Three Cheers for Poetry and Made-Up Words

April 30, 2024

As we turn the page on April—National Poetry Month—I’ve been thinking about where we’d be without poets.
I know, I know. You’ll likely protest that no one actually reads poetry these days, but just hear me out.
Take the time to read a poem, any decent poem really, and you can’t help but notice how well poets use words. Through mere words, poets create images that stay in our brains for a lifetime. Through simile and metaphor, poets compare objects, people or events to something else. This not only calls attention to the object, person or event, it also helps us understand their nature more deeply and more concretely.
For a poet, “any word will do” absolutely does not hold.
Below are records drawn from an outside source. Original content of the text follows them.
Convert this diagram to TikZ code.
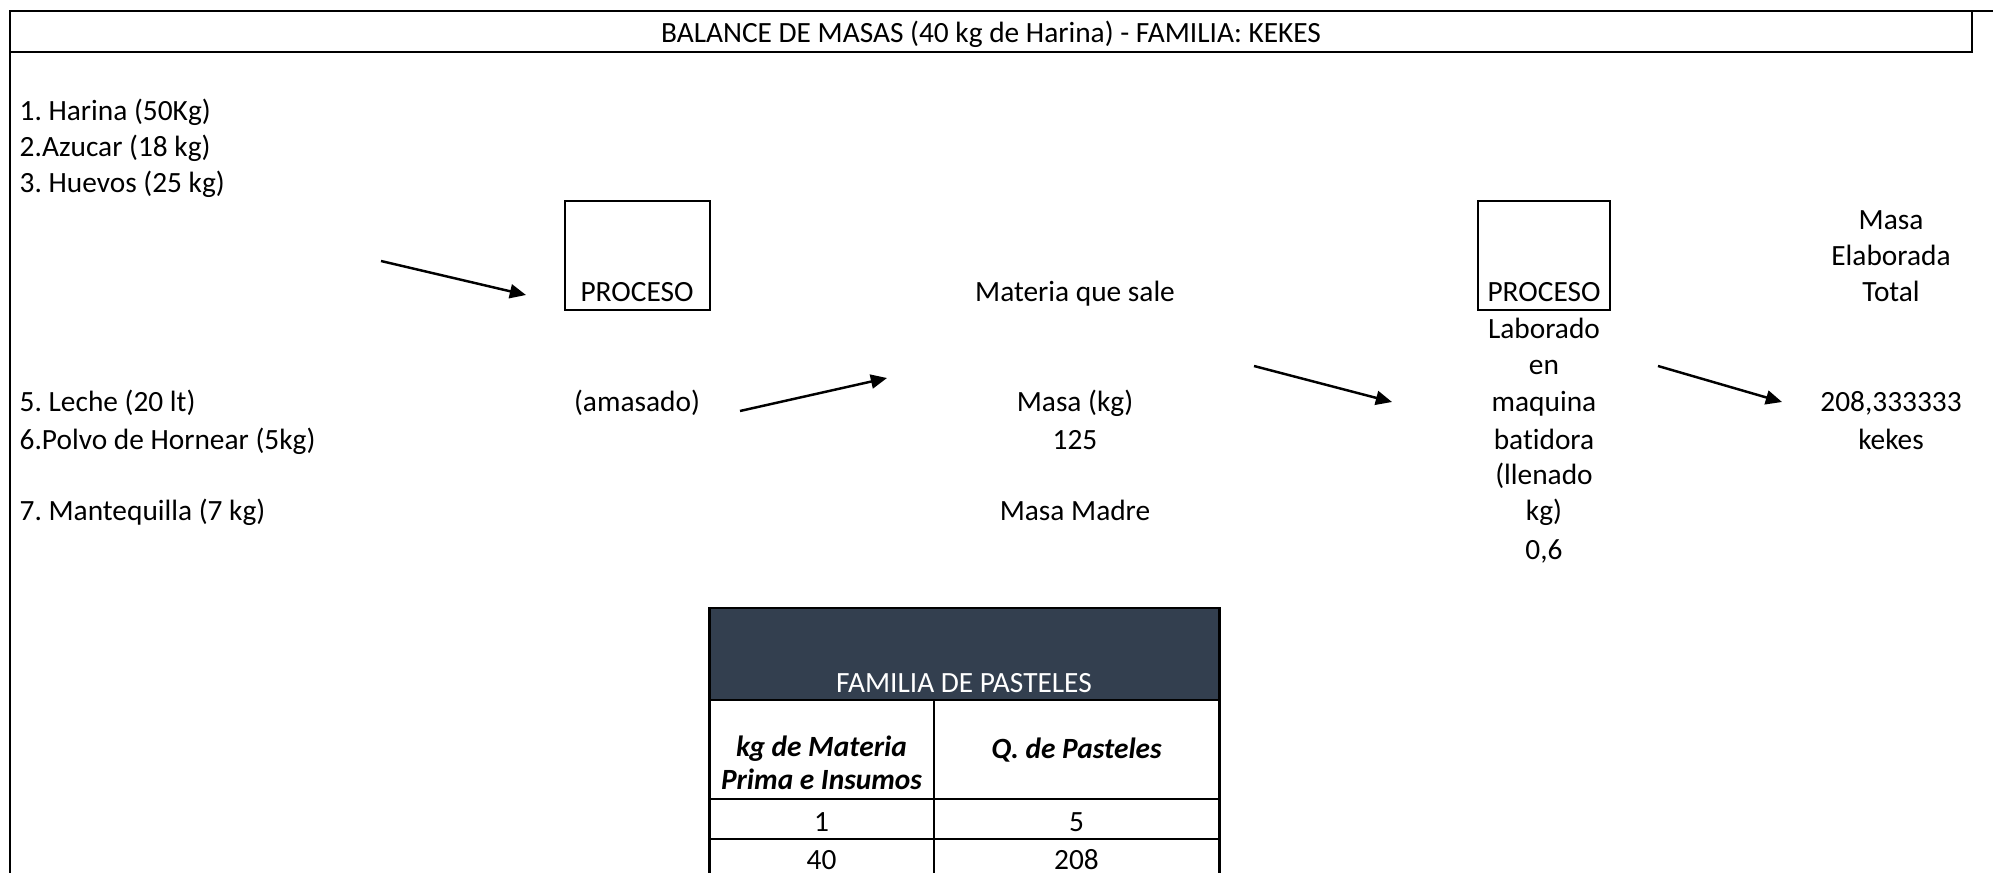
\documentclass[tikz,border=0pt]{standalone}
\usepackage{fontspec}
\setmainfont{Carlito}[Ligatures=NoCommon]
\frenchspacing
\usetikzlibrary{arrows.meta}
\definecolor{Ink}{HTML}{000000}
\definecolor{HeadFill}{HTML}{333F4F}

\begin{document}
\begin{tikzpicture}[x=0.01cm,y=-0.01cm,
  txt/.style={anchor=base,inner sep=0pt,font=\fontsize{8.35}{10}\selectfont,text=Ink},
  lft/.style={txt,anchor=base west},
  head/.style={txt,font=\fontsize{8.35}{10}\selectfont\bfseries\itshape},
  flow/.style={-{Triangle[length=4.6pt,width=4pt]},line width=0.7pt,Ink},
  procbox/.style={draw=Ink,line width=0.55pt,minimum height=1.09cm,inner sep=0pt}]
\useasboundingbox (0,0) rectangle (1993,873);
% marco y titulo
\draw[Ink,line width=0.85pt] (10,873) -- (10,11) -- (1993,11);
\draw[Ink,line width=0.6pt] (10,52) -- (1972,52) -- (1972,11);
\node[txt] (titulo) at (991,43) {BALANCE DE MASAS (40 kg de Harina) - FAMILIA: KEKES};
% insumos
\node[lft] (harina) at (19,121) {1. Harina (50Kg)};
\node[lft] (azucar) at (19,157) {2.Azucar (18 kg)};
\node[lft] (huevos) at (19,193) {3. Huevos (25 kg)};
\node[lft] (leche) at (19,411) {5. Leche (20 lt)};
\node[lft] (polvo) at (19,449) {6.Polvo de Hornear (5kg)};
\node[lft] (mantequilla) at (19,520) {7. Mantequilla (7 kg)};
% primer proceso
\node[procbox,minimum width=1.45cm] (proc1) at (637.5,255.5) {};
\node[txt] (proc1txt) at (637,302) {PROCESO};
\node[txt] (amasado) at (637,411) {(amasado)};
% materia que sale
\node[txt] (sale) at (1075,302) {Materia que sale};
\node[txt] (masakg) at (1075,411) {Masa (kg)};
\node[txt] (masaval) at (1075,449) {125};
\node[txt] (madre) at (1075,520) {Masa Madre};
% segundo proceso
\node[procbox,minimum width=1.32cm] (proc2) at (1544,255.5) {};
\node[txt] (proc2txt) at (1544,302) {PROCESO};
\node[txt] (lab1) at (1544,338) {Laborado};
\node[txt] (lab2) at (1544,374) {en};
\node[txt] (lab3) at (1544,411) {maquina};
\node[txt] (lab4) at (1544,449) {batidora};
\node[txt] (lab5) at (1544,485) {(llenado};
\node[txt] (lab6) at (1544,520) {kg)};
\node[txt] (lab7) at (1544,559) {0,6};
% masa elaborada
\node[txt] (tot1) at (1891,230) {Masa};
\node[txt] (tot2) at (1891,266) {Elaborada};
\node[txt] (tot3) at (1891,302) {Total};
\node[txt] (totval) at (1891,411) {208,333333};
\node[txt] (kekes) at (1891,449) {kekes};
% flechas
\coordinate (f1a) at (381,261);
\coordinate (f1b) at (526,295);
\coordinate (f2a) at (740,411);
\coordinate (f2b) at (887,378);
\coordinate (f3a) at (1254,366);
\coordinate (f3b) at (1392,402);
\coordinate (f4a) at (1658,366);
\coordinate (f4b) at (1782,402);
\draw[flow] (f1a) -- (f1b);
\draw[flow] (f2a) -- (f2b);
\draw[flow] (f3a) -- (f3b);
\draw[flow] (f4a) -- (f4b);
% tabla familia de pasteles
\fill[HeadFill] (709,608) rectangle (1219,700);
\draw[Ink,line width=0.85pt] (709,873) -- (709,608) -- (1219,608) -- (1219,873);
\draw[Ink,line width=0.85pt] (709,700) -- (1219,700);
\draw[Ink,line width=0.85pt] (709,799) -- (1219,799);
\draw[Ink,line width=0.6pt] (709,839) -- (1219,839);
\draw[Ink,line width=0.6pt] (934,700) -- (934,873);
\node[txt,text=white] (familia) at (964,692) {FAMILIA DE PASTELES};
\node[head] (kgmat) at (821.5,756) {kg de Materia};
\node[head] (prima) at (821.5,789) {Prima e Insumos};
\node[head] (qpast) at (1076.5,758) {Q. de Pasteles};
\node[txt] (uno) at (821.5,831) {1};
\node[txt] (cinco) at (1076.5,831) {5};
\node[txt] (cuarenta) at (821.5,869) {40};
\node[txt] (doscientos) at (1076.5,869) {208};
\end{tikzpicture}
\end{document}
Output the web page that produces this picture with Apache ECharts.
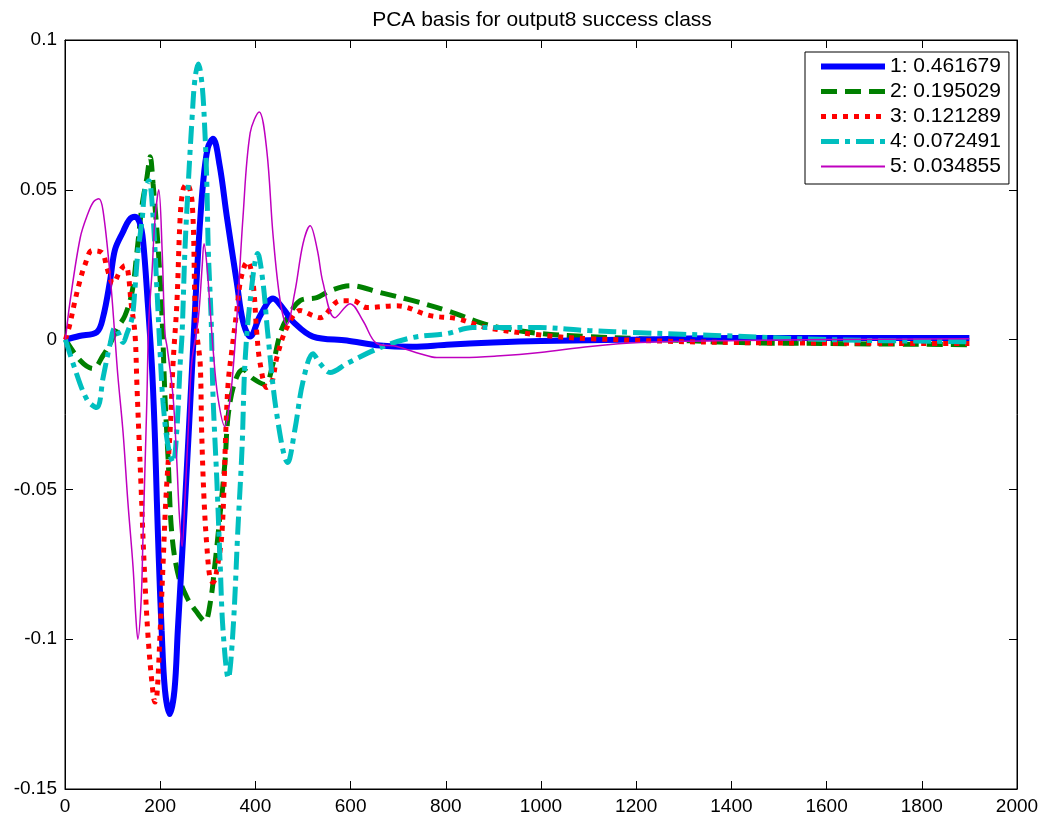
<!DOCTYPE html>
<html>
<head>
<meta charset="utf-8">
<script src="https://cdn.jsdelivr.net/npm/echarts@6/dist/echarts.min.js"></script>
<style>
html,body{margin:0;padding:0;background:#fff;}
#c{width:1047px;height:820px;}
</style>
</head>
<body>
<div id="c"></div>
<script>
var titleText = 'PCA basis for output8 success class';
var seriesNames = ['1: 0.461679', '2: 0.195029', '3: 0.121289', '4: 0.072491', '5: 0.034855'];
var xTicks = [0, 200, 400, 600, 800, 1000, 1200, 1400, 1600, 1800, 2000];
var yTicks = [-0.15, -0.1, -0.05, 0, 0.05, 0.1];

var s1x = [1, 30, 67, 80, 95, 105, 122, 135, 147, 157, 164, 174, 183, 189, 193, 197, 203, 210, 220, 230, 237, 252, 269, 280, 290, 300, 311, 325, 340, 361, 374, 389, 410, 437, 460, 479, 521, 592, 662, 731, 802, 899, 1000, 1200, 1400, 1900];
var s1y = [0, 0.0012, 0.0025, 0.0075, 0.020, 0.030, 0.036, 0.040, 0.041, 0.039, 0.033, 0.012, -0.010, -0.033, -0.054, -0.073, -0.097, -0.117, -0.125, -0.117, -0.097, -0.055, -0.003, 0.030, 0.052, 0.064, 0.067, 0.058, 0.041, 0.019, 0.006, 0.001, 0.008, 0.0137, 0.010, 0.006, 0.001, -0.0003, -0.002, -0.0024, -0.0017, -0.001, -0.0005, 0, 0.0005, 0.0005];

var s2x = [1, 32, 59, 80, 95, 111, 126, 141, 151, 162, 172, 179, 185, 196, 204, 210, 217, 224, 237, 256, 277, 294, 305, 315, 326, 336, 343, 357, 374, 395, 420, 437, 452, 466, 494, 529, 557, 599, 662, 731, 802, 872, 914, 1000, 1100, 1208, 1418, 1600, 1900];
var s2y = [0, -0.007, -0.0097, -0.0053, -0.0013, 0.004, 0.008, 0.016, 0.029, 0.045, 0.054, 0.061, 0.052, 0.030, 0.007, -0.019, -0.041, -0.064, -0.078, -0.086, -0.091, -0.094, -0.088, -0.075, -0.058, -0.041, -0.025, -0.014, -0.010, -0.013, -0.015, -0.008, 0.002, 0.007, 0.013, 0.014, 0.0163, 0.018, 0.0157, 0.013, 0.0097, 0.0057, 0.004, 0.002, 0.001, 0.0003, -0.001, -0.0013, -0.0017];

var s3x = [1, 10, 21, 32, 42, 57, 78, 88, 101, 116, 126, 132, 139, 147, 151, 155, 160, 166, 174, 183, 189, 193, 200, 206, 212, 221, 227, 235, 242, 248, 256, 267, 273, 277, 284, 287, 292, 298, 305, 311, 321, 330, 338, 343, 351, 361, 368, 378, 384, 395, 403, 410, 424, 435, 445, 466, 494, 521, 536, 578, 605, 634, 697, 767, 823, 887, 1000, 1103, 1418, 1900];
var s3y = [0, 0.005, 0.013, 0.020, 0.025, 0.0297, 0.029, 0.024, 0.0187, 0.023, 0.0247, 0.023, 0.012, 0.002, -0.0147, -0.031, -0.050, -0.074, -0.098, -0.115, -0.121, -0.119, -0.097, -0.075, -0.053, -0.030, -0.008, 0.012, 0.041, 0.050, 0.052, 0.046, 0.013, 0.002, -0.008, -0.030, -0.053, -0.069, -0.080, -0.081, -0.075, -0.064, -0.030, -0.014, -0.003, 0.0097, 0.019, 0.025, 0.026, 0.019, 0.002, -0.008, -0.016, -0.014, -0.006, 0.004, 0.0097, 0.008, 0.0073, 0.013, 0.013, 0.0107, 0.0113, 0.008, 0.007, 0.004, 0.0015, 0.0003, -0.001, -0.0013];

var s4x = [1, 17, 46, 67, 80, 95, 105, 113, 122, 130, 141, 147, 153, 162, 168, 176, 185, 193, 200, 206, 216, 227, 235, 242, 246, 252, 259, 267, 273, 280, 288, 294, 298, 301, 307, 311, 319, 326, 332, 343, 353, 363, 372, 378, 389, 405, 416, 426, 445, 468, 483, 500, 521, 536, 557, 592, 662, 731, 802, 857, 907, 998, 1100, 1208, 1383, 1600, 1900];
var s4y = [0, -0.008, -0.020, -0.0227, -0.0127, -0.0013, 0.004, 0.002, -0.001, 0.002, 0.0073, 0.017, 0.029, 0.040, 0.050, 0.053, 0.041, 0.017, -0.005, -0.021, -0.035, -0.041, -0.030, -0.008, 0.002, 0.030, 0.052, 0.074, 0.087, 0.092, 0.085, 0.069, 0.052, 0.030, 0.007, -0.019, -0.047, -0.075, -0.097, -0.113, -0.097, -0.064, -0.036, -0.008, 0.013, 0.0287, 0.019, 0.002, -0.025, -0.041, -0.030, -0.014, -0.0047, -0.008, -0.011, -0.008, -0.0027, 0.0007, 0.002, 0.004, 0.004, 0.004, 0.003, 0.0023, 0.0013, 0, -0.0007];

var s5x = [1, 10, 32, 48, 60, 71, 80, 95, 105, 111, 122, 132, 143, 149, 153, 160, 164, 168, 172, 176, 183, 189, 197, 204, 210, 215, 227, 235, 240, 246, 252, 259, 266, 280, 288, 292, 298, 305, 311, 321, 336, 345, 351, 361, 374, 389, 408, 424, 437, 452, 466, 483, 500, 515, 530, 542, 567, 599, 626, 655, 697, 746, 781, 837, 907, 998, 1103, 1208, 1418, 1600, 1900];
var s5y = [0, 0.012, 0.034, 0.042, 0.046, 0.047, 0.043, 0.021, 0.0007, -0.012, -0.031, -0.054, -0.076, -0.093, -0.100, -0.087, -0.065, -0.043, -0.020, 0.006, 0.023, 0.040, 0.050, 0.030, 0.002, -0.003, -0.019, -0.041, -0.058, -0.069, -0.053, -0.030, -0.008, 0.007, 0.024, 0.032, 0.025, 0.010, -0.003, -0.019, -0.029, -0.022, -0.014, 0.007, 0.041, 0.069, 0.076, 0.063, 0.035, 0.013, 0.005, 0.016, 0.032, 0.038, 0.030, 0.019, 0.0073, 0.012, 0.0063, -0.0013, -0.0023, -0.0047, -0.006, -0.006, -0.0055, -0.0043, -0.0023, -0.001, -0.0003, 0, 0.0003];

function zip(xs, ys) { return xs.map(function (x, i) { return [x, ys[i]]; }); }

var FONT = 'Liberation Sans, Arial, Helvetica, sans-serif';
var chart = echarts.init(document.getElementById('c'), null, {renderer: 'canvas'});

function fmtY(v) { var r = Math.round(v * 1000) / 1000; return r === 0 ? '0' : String(r); }
function fmtX(v) { return String(Math.round(v)); }

var axisCommon = {
  axisLine: {show: true, onZero: false, lineStyle: {color: '#000', width: 1}},
  axisTick: {show: true, inside: true, length: 8, lineStyle: {color: '#000', width: 1}},
  splitLine: {show: false}
};

var colors = ['#0000ff', '#008000', '#ff0000', '#00bfbf', '#bf00bf'];
var widths = [6, 5, 5, 5, 1.5];
var dashes = ['solid', [16, 8], [5, 6], [18, 6, 5, 6], 'solid'];
var allX = [s1x, s2x, s3x, s4x, s5x];
var allY = [s1y, s2y, s3y, s4y, s5y];
var zs = [5, 4, 6, 7, 8];

var series = seriesNames.map(function (name, i) {
  return {
    name: name, type: 'line', data: zip(allX[i], allY[i]), smooth: 0.35,
    showSymbol: false, symbol: 'none', z: zs[i],
    lineStyle: {color: colors[i], width: widths[i], type: dashes[i]},
    itemStyle: {color: colors[i]}
  };
});

var option = {
  animation: false,
  backgroundColor: '#fff',
  title: {
    text: titleText, left: 537, top: 5, textAlign: 'center',
    textStyle: {fontFamily: FONT, fontSize: 21, fontWeight: 'normal', color: '#000'}
  },
  grid: {left: 65, right: 30, top: 40, bottom: 31, show: true, borderColor: '#000', borderWidth: 1},
  legend: {
    data: seriesNames.map(function (n, i) {
      return {name: n, lineStyle: {width: widths[i] === 1.5 ? 2 : widths[i], type: dashes[i], color: colors[i]}};
    }),
    orient: 'vertical', left: 805, top: 52,
    padding: [4, 8, 7, 13],
    itemWidth: 64, itemHeight: 14, itemGap: 4,
    borderColor: '#000', borderWidth: 1, backgroundColor: '#fff',
    itemStyle: {opacity: 0},
    lineStyle: {width: 'inherit'},
    textStyle: {fontFamily: FONT, fontSize: 21, lineHeight: 21, color: '#000'}
  },
  xAxis: [
    Object.assign({type: 'value', min: 0, max: 2000, interval: 200, position: 'bottom',
      axisLabel: {color: '#000', fontFamily: FONT, fontSize: 19, margin: 8, formatter: fmtX}}, axisCommon),
    Object.assign({type: 'value', min: 0, max: 2000, interval: 200, position: 'top',
      axisLabel: {show: false}}, axisCommon)
  ],
  yAxis: [
    Object.assign({type: 'value', min: -0.15, max: 0.1, interval: 0.05, position: 'left',
      axisLabel: {color: '#000', fontFamily: FONT, fontSize: 19, margin: 8, formatter: fmtY}}, axisCommon),
    Object.assign({type: 'value', min: -0.15, max: 0.1, interval: 0.05, position: 'right',
      axisLabel: {show: false}}, axisCommon)
  ],
  series: series
};
chart.setOption(option);
</script>
</body>
</html>
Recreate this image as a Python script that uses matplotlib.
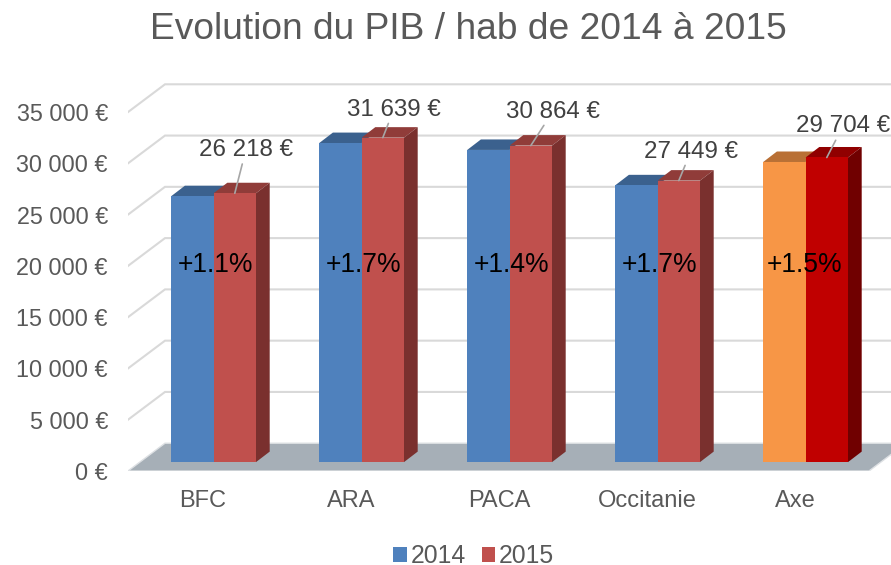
import matplotlib
matplotlib.use('Agg')
import numpy as np
import matplotlib.pyplot as plt
from matplotlib.patches import Polygon, Patch

plt.rcParams['font.family'] = ['Liberation Sans', 'DejaVu Sans']

# Data
regions = ['BFC', 'ARA', 'PACA', 'Occitanie', 'Axe']
pib_2014 = [25930, 31110, 30440, 26990, 29265]
pib_2015 = [26218, 31639, 30864, 27449, 29704]
growth = ['+1.1%', '+1.7%', '+1.4%', '+1.7%', '+1.5%']
value_labels = ['26 218 €', '31 639 €', '30 864 €', '27 449 €', '29 704 €']
y_ticks = [0, 5000, 10000, 15000, 20000, 25000, 30000, 35000]
y_tick_labels = ['0 €', '5 000 €', '10 000 €', '15 000 €', '20 000 €',
                 '25 000 €', '30 000 €', '35 000 €']

# Colours (front, top, side)
col_2014 = ['#4F81BD', '#3B618E']
col_2015 = ['#C0504D', '#903C39', '#7A302E']
col_axe_2014 = ['#F79646', '#B97035']
col_axe_2015 = ['#C00000', '#900000', '#700000']

# Scale of the picture: pixels per category and per euro
px_x = 148.0
px_y = 51.3 / 5000
W, H = 891, 565

fig = plt.figure(figsize=(W / 100, H / 100), dpi=100)
ax = fig.add_axes([128 / W, (H - 471) / H, (W - 128) / W, (471 - 60) / H])
ax.set_xlim((128 - 213.6) / px_x, (W - 213.6) / px_x)
ax.set_ylim(-8.7 / px_y, (462.3 - 60) / px_y)
for s in ax.spines.values():
    s.set_visible(False)
ax.patch.set_alpha(0)

# 3D look: offsets in data units
dep_x = 13.7 / px_x
dep_y = 10.5 / px_y
bar_w = 42.4 / px_x
wall_x = (165 - 213.6) / px_x
front_x = ax.get_xlim()[0]
wall_dy = 18.9 / px_y
front_dy = -8.9 / px_y
floor_r = (869 - 213.6) / px_x

# Floor and gridlines
ax.add_patch(Polygon([(front_x, front_dy), (wall_x, wall_dy), (floor_r + 37 / px_x, wall_dy),
                      (floor_r, front_dy)], closed=True, facecolor='#A6AFB7',
                     edgecolor='#DDE0E3', linewidth=1, zorder=1))
for v in y_ticks[1:]:
    ax.plot([front_x, wall_x, ax.get_xlim()[1]], [v + front_dy, v + wall_dy, v + wall_dy],
            color='#D9D9D9', linewidth=1.5, zorder=1, solid_joinstyle='miter')


def draw_top(x0, val, color, z):
    ax.add_patch(Polygon([(x0, val), (x0 + bar_w, val), (x0 + bar_w + dep_x, val + dep_y),
                          (x0 + dep_x, val + dep_y)], closed=True, facecolor=color,
                         edgecolor='none', zorder=z))


xx = np.arange(len(regions))
for i in xx:
    c14 = col_axe_2014 if regions[i] == 'Axe' else col_2014
    c15 = col_axe_2015 if regions[i] == 'Axe' else col_2015
    x14 = i - bar_w
    x15 = i
    draw_top(x14, pib_2014[i], c14[1], 2)
    ax.bar(x14, pib_2014[i], width=bar_w, align='edge', color=c14[0], zorder=3)
    draw_top(x15, pib_2015[i], c15[1], 4)
    ax.add_patch(Polygon([(x15 + bar_w, 0), (x15 + bar_w + dep_x, dep_y),
                          (x15 + bar_w + dep_x, pib_2015[i] + dep_y), (x15 + bar_w, pib_2015[i])],
                         closed=True, facecolor=c15[2], edgecolor='none', zorder=4))
    ax.bar(x15, pib_2015[i], width=bar_w, align='edge', color=c15[0], zorder=5)

# Growth labels, the last one sits a little to the left
growth_dx = [1.5, 1.5, 1.5, 1.5, -1]
for i in xx:
    ax.text(i + growth_dx[i] / px_x, 19225, growth[i], ha='center', va='center', fontsize=19.1,
            color='black', zorder=7)

# Value labels with leader lines, offset from top of the 2015 bar in pixels
offsets = [(11, 32), (11, 17), (22, 23), (12, 18), (16, 20)]
for i in xx:
    ax.annotate(value_labels[i], xy=(i + bar_w / 2, pib_2015[i]), xytext=offsets[i],
                textcoords='offset pixels', ha='center', va='bottom', fontsize=17.4,
                color='#404040', zorder=8, annotation_clip=False,
                arrowprops=dict(arrowstyle='-', color='#A6A6A6', linewidth=1.2,
                                shrinkA=0, shrinkB=0))

# Axes text
ax.set_yticks([v + front_dy for v in y_ticks])
ax.set_yticklabels(y_tick_labels, fontsize=16.8, color='#595959')
ax.set_xticks(xx - 10.6 / px_x)
ax.set_xticklabels(regions, fontsize=17, color='#595959')
ax.tick_params(axis='both', length=0)
ax.tick_params(axis='y', pad=14.4)
ax.tick_params(axis='x', pad=13.5)

fig.text(468.5 / W, 1 - 29.5 / H, 'Evolution du PIB / hab de 2014 à 2015', ha='center', va='center',
         fontsize=26.7, color='#595959')

handles = [Patch(facecolor=col_2014[0], label='2014'), Patch(facecolor=col_2015[0], label='2015')]
fig.legend(handles=handles, loc='center', bbox_to_anchor=(473.5 / W, 1 - 556 / H), ncol=2,
           frameon=False, fontsize=17.8, labelcolor='#595959', handlelength=0.53, handleheight=0.53,
           handletextpad=0.15, columnspacing=0.65, borderpad=0.2, borderaxespad=0)

fig.savefig('out.png', dpi=100)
For a poet, every word must be considered, contemplated, tested, and turned over before it is deemed fit for the purpose.
And when a poet can’t find precisely the right word, they make one up.
One of the more famous maker-upper-of words was the Irish writer James Joyce. Although best known for his short stories and novels, Joyce also enjoyed early success as a poet—which might explain why he was so dexterous with the English language.
Here are just three of the many words Joyce coined in his classic novel Ulysses:

  • smilesmirk (noun): a cross between a genuine smile and a disdainful smirk  
  • poppysmic (adjective): describes the smacking sound of a person's lips
  • ringroundabout (verb): to completely surround something

Jump forward a century, and we find The New York Times encouraging young people to get in on the act.
For their “Invent a Word Challenge” in February 2022, The Times asked young people to “turn a critical eye on our lexicon and consider what might be missing.” Of the entries they received from over 500 students from all round the world, these are three of my favourites:  

  • oblivionaire (noun): A billionaire who chooses to be blind to the disparity and inequality that his or her wealth is creating. Gen Z’s furor over the so-called oblivionaires ignoring global crises is blowing up on social media, in a campaign being noticed by many global and political figures.
    -Rohana, Islamabad, Pakistan
  • skocean (noun): 1.When you cannot distinguish where the sky separates from the ocean because the shades of blue are so alike. 2. Used figuratively: When you can no longer see the difference between two things or people. I was alarmed to realize a skocean had occurred between me and my worst enemy and I was becoming what I thought I hated most.
    - Miia, Wilmington, N.C.
  • trendaissance (noun): The rebirth, or renaissance, of a cultural trend or meme after a period of unpopularity or dormancy. The grunge aesthetic is enjoying a trendaissance on social media right now.
    - Lindsey, Huntersville, NC

And finally, here are three more made up words I’ve come across recently:

  • procaffeinate (verb): to put off doing anything until you’ve had your first coffee of the day
  • chairdrobe (noun): a chair, usually in the corner of your bedroom, where you pile all your clothes
  • dotmocracy (noun): a method of voting using dot stickers to indicate preference for various options

What are the lessons here?
First, language evolves. Over time, both the meaning and usage of words can and do change. And that’s fine. It’s to be welcomed, even, as part of our ever-evolving world. Moreover, making words up is not some new, trendy, of-the-moment thing. There was Joyce in 1910, of course, and, in case you missed it, in the July 2023 issue of The Clarity Chronicles, I shared a bunch of words and phrases that Shakespeare introduced into the English language way back in the 1400s. 
Second, poetry is the perfect medium to show the value of words. Words have the power to convey, conjure and convince. But remember to treat your readers with respect. If you’re going to take the time to write something—and if you expect someone out there to read it and care—then it behooves you to choose your words carefully. Don’t throw them around haphazardly. It’s the right words in the right situation that make the difference.
Third, poetry is the epitome of brevity—and worth emulating for that reason alone. Time and attention are at such a premium these days. Faced with reams of headlines and information, we don’t tend to read so much as dart and dash, skip and skim. Brevity, concision, economy—whatever you want to call it—is crucial if we’re to have any hope of cutting through clutter and getting our ideas across effectively.
Finally, like the best writing, poems tell a story. Almost every poem is a mini story. The story is what invites the reader in; it establishes trust and common ground. As authors Chip Heath and Dan Heath point out in their book Made to Stick: Why Some Ideas Survive and Others Die, “The story's two-fold: It provides simulation (knowledge about how to act) and inspiration (motivation to act)." Alas, so much business writing fails to capitalize on this power. To put it bluntly: business writers tend to focus on “selling” when what they should be doing is “telling.”
I wonder if it’s time for universities to add Poetry 101 to their business/marketing/MBS curriculums? At the very least, for the month of April.

Remember this: Read a poem. You’re sure to learn something about communication: how to write with concision, how to tell a story, and how to choose the right words—or make them up.